Ella reste donc différente de son mari, de ses enfants, des autres membres de sa famille. Est-ce si important finalement ? D’une certaine manière non car le sang ne se devine pas par le commun des mortels mais oui c’est important, pour elle, pour sa construction intérieure, pour son évolution. Depuis toujours, Ella se sent différente des autres, elle est différente de tous les autres, de ses familles, elle est unique, ovni, impalpable, non cernable ... sauf à qui sait lire en elle. Mais est-ce bien le sang qui la distingue ? Sans les blessures à répétition pour inconsciemment conduire aux opérations ... pour contraindre à la révélation, à sa majorité, sans le chirurgien, aurait-elle su ? un jour ? demain ? quand ? jamais ?

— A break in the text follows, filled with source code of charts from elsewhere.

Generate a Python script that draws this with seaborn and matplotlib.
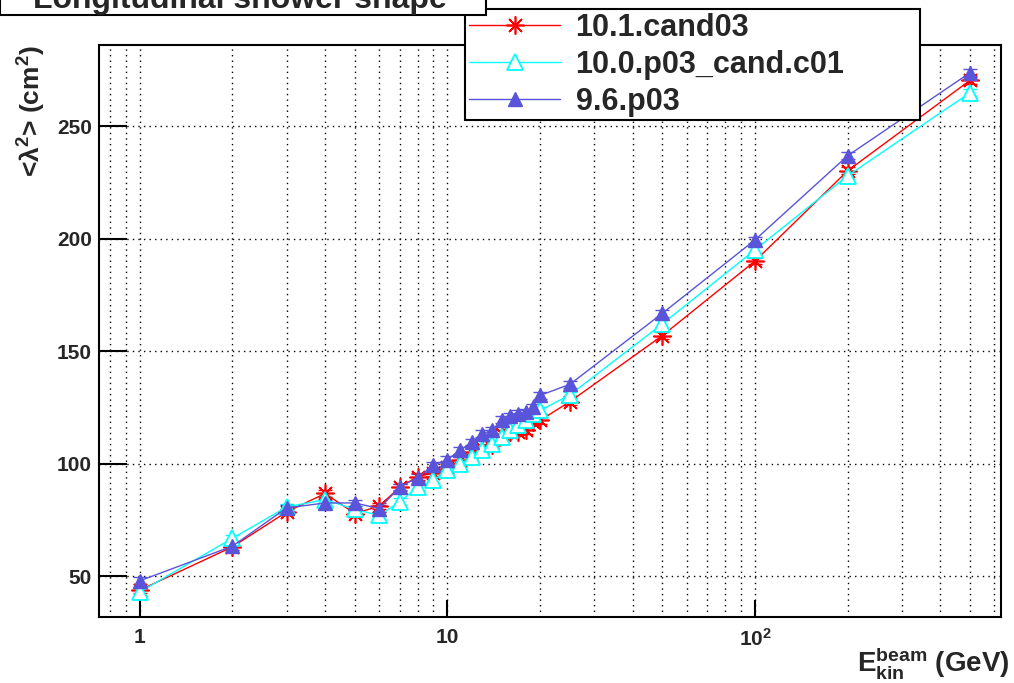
import numpy as np
import pandas as pd
import seaborn as sns
import matplotlib.pyplot as plt
from matplotlib.patches import Rectangle
from matplotlib.ticker import FixedLocator, FixedFormatter, MultipleLocator

# beam energies (GeV)
energy = [1, 2, 3, 4, 5, 6, 7, 8, 9, 10, 11, 12, 13, 14, 15, 16, 17, 18, 19, 20,
          25, 50, 100, 200, 500]

# <lambda^2> (cm^2) per release
v_10_1_cand03 = [43.8, 63.0, 78.5, 86.7, 77.8, 81.1, 89.5, 94.2, 95.8, 98.3,
                 101.5, 105.2, 106.7, 108.2, 113.3, 114.0, 114.2, 114.8, 118.5, 119.2,
                 127.5, 156.9, 190.0, 230.1, 270.3]
v_10_0_p03_cand_c01 = [43.0, 66.8, 80.7, 84.0, 79.6, 77.0, 83.0, 89.6, 92.6, 97.0,
                       100.0, 102.7, 106.0, 108.9, 111.8, 114.8, 117.0, 119.5, 122.2, 123.6,
                       130.5, 162.1, 195.0, 227.9, 264.8]
v_9_6_p03 = [47.9, 63.3, 80.3, 82.5, 82.5, 80.0, 89.6, 93.8, 99.2, 101.8,
             105.9, 109.6, 113.3, 114.8, 119.5, 121.0, 122.2, 122.9, 125.1, 130.3,
             135.2, 166.8, 199.4, 236.8, 273.7]
stat_err = [1.5, 1.5, 1.5]

labels = ['10.1.cand03', '10.0.p03_cand.c01', '9.6.p03']
series = [v_10_1_cand03, v_10_0_p03_cand_c01, v_9_6_p03]

df = pd.concat([pd.DataFrame({'E': energy, 'val': s, 'rel': l})
                for s, l in zip(series, labels)], ignore_index=True)

sns.set_style('white')
plt.rcParams['font.family'] = ['Liberation Sans', 'DejaVu Sans']
plt.rcParams['font.weight'] = 'bold'
plt.rcParams['mathtext.fontset'] = 'custom'
plt.rcParams['mathtext.rm'] = 'Liberation Sans:bold'
plt.rcParams['mathtext.bf'] = 'Liberation Sans:bold'
plt.rcParams['mathtext.it'] = 'Liberation Sans:bold'
plt.rcParams['mathtext.default'] = 'bf'

fig = plt.figure(figsize=(10.14, 6.83), dpi=100)
ax = fig.add_axes([0.0976, 0.0966, 0.8894, 0.8374])

colors = ['#ff0000', '#00ffff', '#5954d9']
styles = [dict(marker=(8, 2, 0), ms=13, mfc='#ff0000', mec='#ff0000', mew=1.2),
          dict(marker='^', ms=11, mfc='white', mec='#00ffff', mew=1.3),
          dict(marker='^', ms=10, mfc='#5954d9', mec='#5954d9', mew=1.0)]

handles = []
for lab, s, c, st, err in zip(labels, series, colors, styles, stat_err):
    sub = df[df.rel == lab]
    ax.errorbar(sub.E, sub.val, yerr=err, fmt='none', ecolor=c, elinewidth=1,
                capsize=5, capthick=1, zorder=3)
    sns.lineplot(data=sub, x='E', y='val', ax=ax, color=c, lw=1, zorder=4,
                 markeredgecolor=st['mec'], **{k: v for k, v in st.items() if k != 'mec'})
    handles.append(plt.Line2D([], [], color=c, lw=1, **st))

ax.set_xscale('log')
ax.set_xlim(0.736, 630)
ax.set_ylim(31.8, 286)

ax.xaxis.set_major_locator(FixedLocator([1, 10, 100]))
ax.xaxis.set_major_formatter(FixedFormatter(['1', '10', '10$^{2}$']))
minor_x = [0.8, 0.9] + list(range(2, 10)) + list(range(20, 100, 10)) + list(range(200, 700, 100))
ax.xaxis.set_minor_locator(FixedLocator(minor_x))
ax.xaxis.set_minor_formatter(FixedFormatter([''] * len(minor_x)))
ax.yaxis.set_major_locator(MultipleLocator(50))
ax.yaxis.set_minor_locator(MultipleLocator(10))

ax.tick_params(axis='both', which='both', direction='in', width=1.5, color='black')
ax.tick_params(axis='y', which='major', length=20, labelsize=15, pad=5)
ax.tick_params(axis='y', which='minor', length=10)
ax.tick_params(axis='x', which='major', length=12, labelsize=15, pad=8)
ax.tick_params(axis='x', which='minor', length=6)
ax.tick_params(left=True, bottom=True)
for t in ax.get_xticklabels() + ax.get_yticklabels():
    t.set_fontweight('bold')

ax.grid(True, which='major', axis='both', color='black', ls=(0, (1, 3)), lw=1)
ax.grid(True, which='minor', axis='x', color='black', ls=(0, (1, 3)), lw=1)
for sp in ax.spines.values():
    sp.set_color('black')
    sp.set_linewidth(1.5)

ax.set_xlabel('')
ax.set_ylabel('<$\\lambda^{2}$> (cm$^{2}$)', fontsize=19, fontweight='bold', loc='top')
ax.yaxis.set_label_coords(-0.057, 1.0)
fig.text(0.996, 1 - 663 / 683, '$E^{beam}_{kin}$ (GeV)', ha='right', va='center',
         fontsize=20, fontweight='bold')

leg = ax.legend(handles, labels, loc='upper left',
                bbox_to_anchor=(465 / 1014, 1 - 117 / 683, 455 / 1014, 108 / 683),
                bbox_transform=fig.transFigure, mode='expand', borderaxespad=0,
                frameon=True, fancybox=False, framealpha=1, edgecolor='black',
                prop={'size': 22, 'weight': 'bold'}, handlelength=3.0,
                handletextpad=0.5, labelspacing=0.23, borderpad=0.12)
leg.get_frame().set_linewidth(1.5)

# title box, cut off at the top like the original
fig.add_artist(Rectangle((0, 1 - 15 / 683), 486 / 1014, 0.2, transform=fig.transFigure,
                         facecolor='white', edgecolor='black', lw=1.5, zorder=5))
fig.text(0.237, 1 - 8 / 683, 'Longitudinal shower shape', ha='center', va='baseline',
         fontsize=23, fontweight='bold', zorder=6)

fig.savefig('out.png', dpi=100)
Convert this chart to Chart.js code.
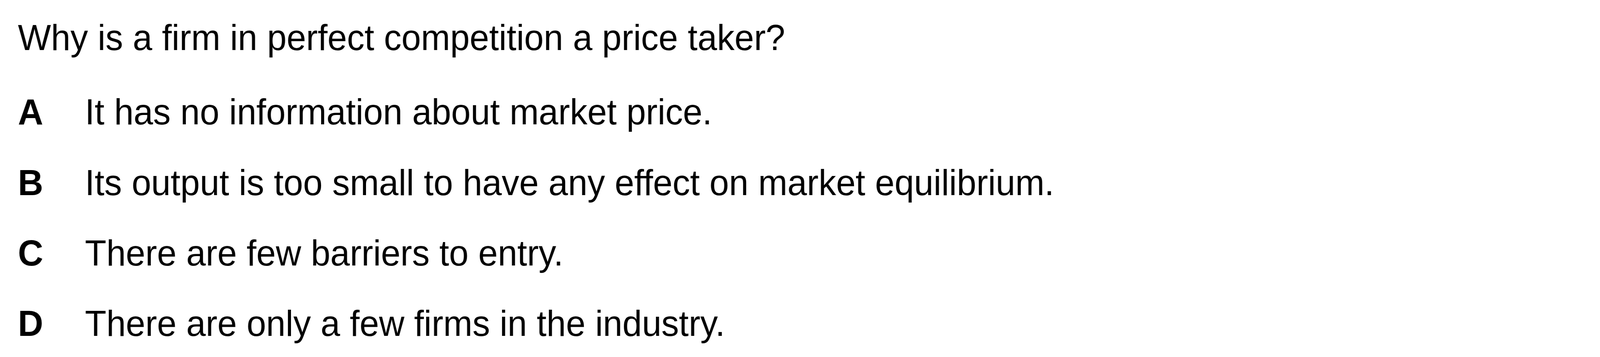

A 30 ans, pourtant, elle a le sentiment d'être enfin comme les autres ... mamans. Maman de deux enfants, heureuse de ses merveilles enfantines. Son ange gardien a veillé à ce qu'Ella ne vive pas de drame, dans ces mois-là.
Merveilles, merveilles qui s'éveillent alors que là encore, personne n’a osé dire que devenir parents de deux mioches mais c’est encore plus de sport qu'avec un seul. Personne en maternité n’a encore eu l’idée de greffer des bras aux mamans pendant les accouchements ? Car franchement du jour au lendemain, vu qu’en plus, on est éjecté de la chambre de la maternité au bout de deux nuits, on se transforme en shiva.
Ella ignore combien de bras imaginaires lui poussent mais elle assure et assume sur tous les fronts au fil des jours qui passent et que ses schtroumpfs passent de grognons à dormeurs, de rieurs à bosseurs, de bébés à ados.
Elle ne les as plus vraiment sur le dos à partir de la période ado et pourtant ses bras continuent de pousser et de s’activer. En refaire un troisième ? Non ça ne sera pas la solution retenue finalement optant pour un investissement différent auprès des autres, dans des associations notamment, bénévole s'entourant d'enfants par centaines.